Read more in the full article here.

MacDailyNews Take: We usually have our iPhones on our desks in front of our iMacs into which are plugged in Lightning cords which charge the iPhones. Our iPhones are always charged. We’re not sure how those without computers charge their iPhones, but we’d assume they have a usual place near a plug (kitchen counter, desk, bedroom nightstand, etc.). Right?

In short, Qi charging or not, we don’t get those who never seem to have their iPhones charged.


  1. Wireless charging is a big deal for me. My car has a charging pad and third party accessories worked for a while. However they were unreliable and I spent a small fortune looking for a workable solution. Can’t wait until I get my hands on the iPhone X. Being able to simply place my phone on a charging pad by the couch or bed is far more convenient that looking for the cable.

    1. Smartphone battery myths that need to die

      If you don’t use your smartphone much, or upgrade every time a new model comes out, charge it whenever and however you want. But if you want it to be at it’s best the longest, “never run a battery to zero. That’s bad for it,” says Carl Howe former mobile analyst and Principal of Think Big Analytics. “The rule of thumb: To get your smartphone battery to last the longest, charge it to 80% and recharge it when it hits 20% to avoid stressing the system.”

      I think of it like snacking. Eating smaller portions several times a day is better than starving and overstuffing. Chronically letting a battery go all the way down to zero puts unneeded stress on the materials inside. Believe it or not, the same goes for letting it sit on your charger overnight, because being continually juiced up quickly — and to the max also leads lithium-ion batteries to corrode faster than they otherwise would.

      There isn’t any perfect solution, but all five of the experts we spoke with agreed, the sweet spot for smartphone batteries is indeed between 20% and 80%, and if you can keep it in or near those limits more often than not, you’ll be rewarded with a battery that lasts in the long run.

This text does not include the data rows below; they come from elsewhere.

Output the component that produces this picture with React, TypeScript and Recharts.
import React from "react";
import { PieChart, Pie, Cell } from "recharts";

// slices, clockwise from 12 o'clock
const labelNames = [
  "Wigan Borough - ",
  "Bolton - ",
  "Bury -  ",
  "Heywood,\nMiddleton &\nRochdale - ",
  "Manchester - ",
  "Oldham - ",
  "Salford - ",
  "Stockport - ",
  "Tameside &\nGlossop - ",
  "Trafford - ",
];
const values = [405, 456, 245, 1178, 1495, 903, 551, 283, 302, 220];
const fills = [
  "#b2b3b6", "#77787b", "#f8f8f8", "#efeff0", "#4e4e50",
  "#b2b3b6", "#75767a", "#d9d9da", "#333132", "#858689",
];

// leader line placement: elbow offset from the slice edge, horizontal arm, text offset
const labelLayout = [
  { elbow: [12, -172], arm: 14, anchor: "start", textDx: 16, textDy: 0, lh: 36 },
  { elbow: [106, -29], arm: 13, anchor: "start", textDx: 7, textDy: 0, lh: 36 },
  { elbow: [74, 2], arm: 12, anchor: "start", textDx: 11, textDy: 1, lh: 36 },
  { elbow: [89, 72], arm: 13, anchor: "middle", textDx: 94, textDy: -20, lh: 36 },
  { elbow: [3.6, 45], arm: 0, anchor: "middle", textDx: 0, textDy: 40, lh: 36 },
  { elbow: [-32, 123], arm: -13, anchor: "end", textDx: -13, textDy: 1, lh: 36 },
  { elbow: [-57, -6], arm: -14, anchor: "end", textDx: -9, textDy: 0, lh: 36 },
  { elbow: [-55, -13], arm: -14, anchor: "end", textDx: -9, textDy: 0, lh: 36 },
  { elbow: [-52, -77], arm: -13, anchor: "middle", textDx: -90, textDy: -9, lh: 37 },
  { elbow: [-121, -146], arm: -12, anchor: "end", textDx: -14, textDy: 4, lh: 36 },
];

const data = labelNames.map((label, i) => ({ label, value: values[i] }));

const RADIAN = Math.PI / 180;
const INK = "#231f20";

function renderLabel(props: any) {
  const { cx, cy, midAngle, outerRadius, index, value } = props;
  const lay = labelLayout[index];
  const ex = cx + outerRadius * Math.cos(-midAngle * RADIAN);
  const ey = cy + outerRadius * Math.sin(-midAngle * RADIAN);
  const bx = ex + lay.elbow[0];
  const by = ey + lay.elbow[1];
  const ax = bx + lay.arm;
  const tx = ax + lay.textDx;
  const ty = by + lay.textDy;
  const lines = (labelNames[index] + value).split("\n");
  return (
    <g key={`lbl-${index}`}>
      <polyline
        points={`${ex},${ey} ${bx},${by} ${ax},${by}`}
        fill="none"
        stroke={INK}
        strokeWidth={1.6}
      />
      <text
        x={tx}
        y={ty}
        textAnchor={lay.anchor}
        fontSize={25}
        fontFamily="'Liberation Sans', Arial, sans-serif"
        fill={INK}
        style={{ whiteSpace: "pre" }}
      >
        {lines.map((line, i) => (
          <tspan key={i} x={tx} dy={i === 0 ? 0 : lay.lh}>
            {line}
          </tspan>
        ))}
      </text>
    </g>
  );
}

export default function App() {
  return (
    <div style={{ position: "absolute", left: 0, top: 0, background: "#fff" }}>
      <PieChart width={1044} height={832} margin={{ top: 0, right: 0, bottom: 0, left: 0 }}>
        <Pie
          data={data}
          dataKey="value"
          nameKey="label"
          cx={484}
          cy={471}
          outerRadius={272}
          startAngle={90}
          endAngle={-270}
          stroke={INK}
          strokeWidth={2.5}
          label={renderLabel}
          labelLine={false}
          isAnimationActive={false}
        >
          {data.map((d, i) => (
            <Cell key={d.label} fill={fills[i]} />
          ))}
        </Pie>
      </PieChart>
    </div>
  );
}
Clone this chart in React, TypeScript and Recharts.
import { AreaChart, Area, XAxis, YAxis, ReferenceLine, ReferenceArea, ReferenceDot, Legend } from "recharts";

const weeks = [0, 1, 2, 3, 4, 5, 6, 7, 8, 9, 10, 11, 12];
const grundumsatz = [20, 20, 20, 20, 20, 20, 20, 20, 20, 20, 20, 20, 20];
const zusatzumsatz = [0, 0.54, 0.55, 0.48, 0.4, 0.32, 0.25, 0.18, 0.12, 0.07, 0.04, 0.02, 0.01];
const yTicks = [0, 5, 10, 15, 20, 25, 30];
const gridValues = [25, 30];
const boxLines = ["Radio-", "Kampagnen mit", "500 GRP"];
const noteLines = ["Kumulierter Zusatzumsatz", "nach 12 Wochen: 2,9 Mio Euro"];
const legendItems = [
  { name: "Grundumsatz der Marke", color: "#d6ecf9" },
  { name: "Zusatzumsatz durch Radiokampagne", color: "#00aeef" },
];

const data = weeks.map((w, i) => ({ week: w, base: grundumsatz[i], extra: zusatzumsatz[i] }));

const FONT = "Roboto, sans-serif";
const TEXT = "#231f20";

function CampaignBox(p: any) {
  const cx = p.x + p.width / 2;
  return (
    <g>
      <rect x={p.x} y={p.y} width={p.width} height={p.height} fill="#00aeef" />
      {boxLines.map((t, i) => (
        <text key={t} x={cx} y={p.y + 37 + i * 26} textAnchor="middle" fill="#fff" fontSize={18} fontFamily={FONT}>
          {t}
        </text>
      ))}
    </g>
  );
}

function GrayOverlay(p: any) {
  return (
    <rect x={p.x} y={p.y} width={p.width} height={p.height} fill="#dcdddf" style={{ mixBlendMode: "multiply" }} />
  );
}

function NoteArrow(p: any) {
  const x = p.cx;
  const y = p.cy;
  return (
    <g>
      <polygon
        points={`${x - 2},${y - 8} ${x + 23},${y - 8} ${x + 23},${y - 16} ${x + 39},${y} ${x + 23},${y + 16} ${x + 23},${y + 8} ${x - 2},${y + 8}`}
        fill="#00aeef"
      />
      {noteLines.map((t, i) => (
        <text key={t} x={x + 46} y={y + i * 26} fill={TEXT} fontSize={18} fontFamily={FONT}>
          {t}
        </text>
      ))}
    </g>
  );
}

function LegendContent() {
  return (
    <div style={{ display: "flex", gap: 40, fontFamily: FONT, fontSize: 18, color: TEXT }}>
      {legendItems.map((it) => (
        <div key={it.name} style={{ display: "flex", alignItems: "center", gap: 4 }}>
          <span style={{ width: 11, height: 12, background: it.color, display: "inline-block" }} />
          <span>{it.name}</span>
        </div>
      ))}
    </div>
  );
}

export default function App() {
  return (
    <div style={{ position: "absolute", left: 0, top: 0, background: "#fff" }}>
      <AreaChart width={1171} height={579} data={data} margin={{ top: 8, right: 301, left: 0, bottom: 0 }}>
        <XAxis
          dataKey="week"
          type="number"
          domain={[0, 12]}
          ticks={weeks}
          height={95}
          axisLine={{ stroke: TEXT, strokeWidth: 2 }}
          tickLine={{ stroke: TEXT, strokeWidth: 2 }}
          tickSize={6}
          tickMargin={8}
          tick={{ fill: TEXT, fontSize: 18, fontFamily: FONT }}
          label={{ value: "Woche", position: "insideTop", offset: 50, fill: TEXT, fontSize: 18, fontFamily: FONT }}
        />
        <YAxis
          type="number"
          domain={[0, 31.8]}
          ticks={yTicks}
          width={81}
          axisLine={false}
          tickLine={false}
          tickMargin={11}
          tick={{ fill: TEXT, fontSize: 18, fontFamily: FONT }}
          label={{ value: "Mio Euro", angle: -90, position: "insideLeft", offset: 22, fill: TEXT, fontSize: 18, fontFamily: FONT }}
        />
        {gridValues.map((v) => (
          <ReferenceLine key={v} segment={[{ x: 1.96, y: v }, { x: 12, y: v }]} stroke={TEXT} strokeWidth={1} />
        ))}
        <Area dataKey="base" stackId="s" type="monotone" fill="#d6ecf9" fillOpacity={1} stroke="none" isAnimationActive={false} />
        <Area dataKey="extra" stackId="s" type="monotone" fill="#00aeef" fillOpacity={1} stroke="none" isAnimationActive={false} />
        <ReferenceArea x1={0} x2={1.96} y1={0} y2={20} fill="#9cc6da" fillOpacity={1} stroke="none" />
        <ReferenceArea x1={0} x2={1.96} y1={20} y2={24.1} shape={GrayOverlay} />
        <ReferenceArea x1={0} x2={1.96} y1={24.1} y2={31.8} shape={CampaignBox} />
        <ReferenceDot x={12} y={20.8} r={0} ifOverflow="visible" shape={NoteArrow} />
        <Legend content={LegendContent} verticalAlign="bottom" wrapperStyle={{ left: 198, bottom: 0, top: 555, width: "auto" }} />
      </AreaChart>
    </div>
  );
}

  2. I bought one of the IKEA lamps with the pad built in to the base, as well as a couple of Anker pads (one for nightstand and one for desk). My daughter and I both have 8+ iPhones now – the lamp on the end table next to the couch works great. Really nice to just plop the iPhone on the Anker pad when going to bed.

    Unfortunately wireless in the car is not going to be an option – my Gen2 Volt does not have BT CarPlay, so the iPhone has to be plugged into the car. That’s fine though – I can deal with only 1 lightning cable in my life!!

  3. I don’t get the big deal about wireless charging. My 6s plus lasts all day and it’s a simple matter of connecting a cord to it in the same place at the same time every day. Usually when I’m watching TV but could just as easily be at night while I’m sleeping.

    There’s very little about the 8 that makes me want to “upgrade” from my 6s.

    1. I’m looking forward to wireless charging. I carry my iPhone 6s in my pants pocket where the Lightning port collects lint. Every few days I have to clean it all out because I can’t get a clean connection when I try to plug it in.

      1. I had the exact same issue with my iPhone 6. Especially sucks when you’re on a long drive, using a maps app and the phone that you thought was plugged in goes dead because the power had disconnected. Had to clean it out every week or two – I used a toothpick dipped in rubbing alcohol. Seemed to work.

  4. Wired charging means RF signals remain inside the wire. Wireless charging means RF signals are multi-directional, meaning they reach the human’s brain tissues and other nervous system components.

    1. That might be a problem with future technology, but the current wireless chargers essentially use resonant magnetic induction. Current in a coil in the charger generates a magnetic field at a resonant frequency that induces current in a receiver coil in the device. The frequency employed is fairly low, but the signal strength is such that there is very little ionizing electromagnetic radiation more than a few millimeters from the charger (range at top power under the most ideal conditions is less than 4 cm). You’re perfectly safe unless you sleep with your head on the charging pad.